Kaffie McCullough, of the Atlanta nonprofit Juvenile Justice Fund, welcomed the funding, estimating that 7,200 men every month in Georgia are purchasing sex from adolescent girls.
"As a community, we must all be saying, ‘This must stop,' " she said. "The children deserve protection and their exploiters must be brought to justice."
DeKalb Police Chief William O'Brien said his force will use the money to buy a mobile forensic unit to take to crime scenes of child sex crimes. It will also be used to help train officers on the intricacies of child exploitation that begin on the Internet.
"As we all know," O'Brien said, "the Internet's a dangerous place. Children are on it everyday, predators are on it everyday."
Fulton District Attorney Paul Howard said his office will use the money to hire a specially trained prosecutor and investigator to work in his Crimes Against Women & Children Unit.

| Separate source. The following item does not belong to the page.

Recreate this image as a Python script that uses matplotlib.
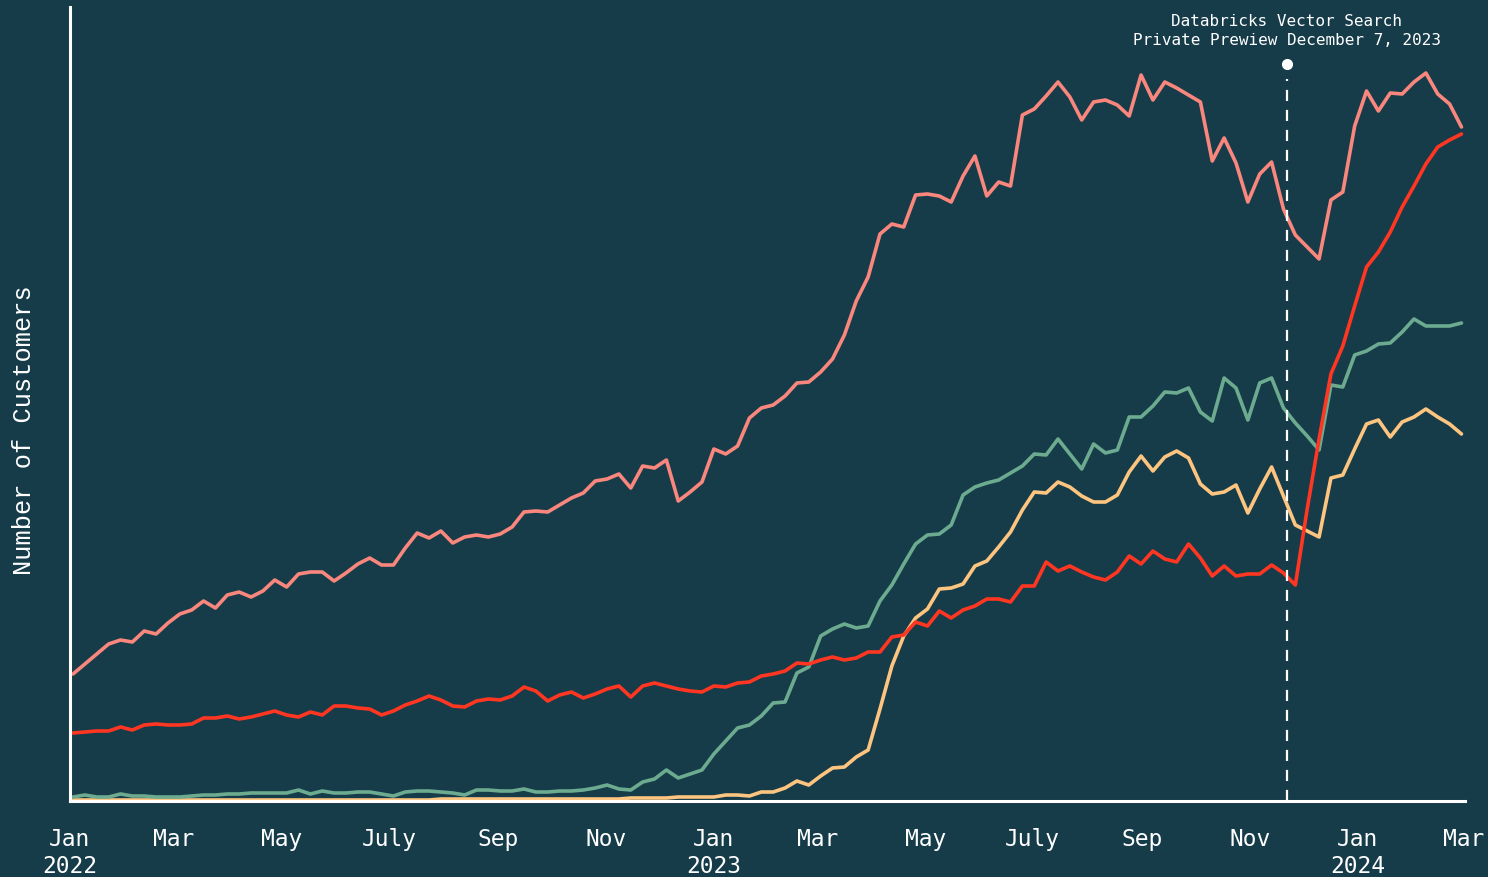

This year, Howard said, that unit obtained its 47th conviction against a child pimp. The office will also use the money to help educate the community about "boyfriends" -- individuals who begin seeing women "so they can try to creep into homes with little boys and girls" and then take advantage of them, he said.
Metro Atlanta is one of the top five cities nationwide with regard to the sex trafficking of children, GBI Director Vernon Keenan said.
"There is no higher priority in the state of Georgia than the protection of our children," he said. "Sexual predators deserve our attention and they're going to get it."